Prostitutes and Sensual Massage
Many sex addicts seek comfort, distraction, and intensity by going to prostitutes and “sensual” massage parlors. They will often justify the hidden involvement with prostitutes and the money spent on them with comments such as:
“At least I’m not having an affair.”
“I don’t get enough sex at home.”
“It’s just something that guys do and women don’t understand.”
“This is how I blow off steam and get my needs met while staying in my relationship/marriage.”
The number one justification for seeing prostitutes is, of course, “What my wife doesn’t know won’t hurt her.”
While these justifications may sound reasonable to a sex addict, the reality is that 15-20% of the male clients who attend sex addiction treatment have already unknowingly passed on a sexually transmitted disease (STD) such as Chlamydia or Human Papillomavirus (HPV) to an innocent wife or spouse, who may suffer greatly as a result. While some sex addicts claim to have only protected sex with prostitutes, the reality is that condoms are most often utilized when having vaginal sex because many men are apparently unaware that STDs can frequently be transmitted through unprotected oral sex.
In addition to potential disease transmission, sex addicts who visit prostitutes risk arrest and the potential ensuing public humiliation or loss of a professional career due being arrested. Seeking massages that involve sex is the same as seeing a prostitute; you are paying for sex, no matter how this is dressed-up or denied.
The attraction and involvement with this behavior can become habitual and addictive for the man (or woman) who becomes immune to living a double life of secrecy and indiscretion, while using anonymous sex to find validation and an emotional connection.

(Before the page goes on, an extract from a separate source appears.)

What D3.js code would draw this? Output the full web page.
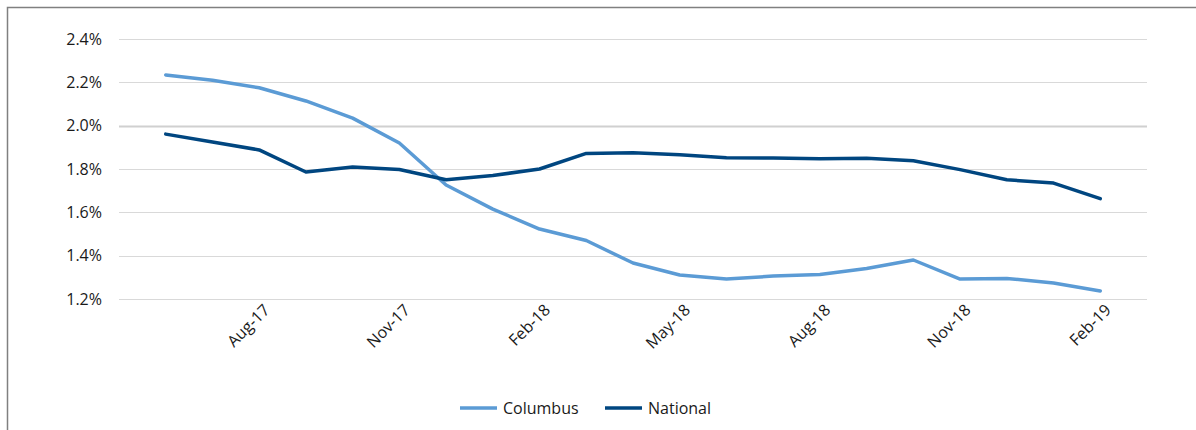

For those sex addicts addicted to visiting prostitutes, it is often the loss of relationship, disease, or arrest that finally brings them to get the help they need.
Treatment for this type of behavior can be quite effective if the client is motivated and willing. Change first occurs by helping the sex addict eliminate the behavior itself and then by introducing him to his own emotional needs and the many healthy, more intimate, non-sexual means of getting those needs met.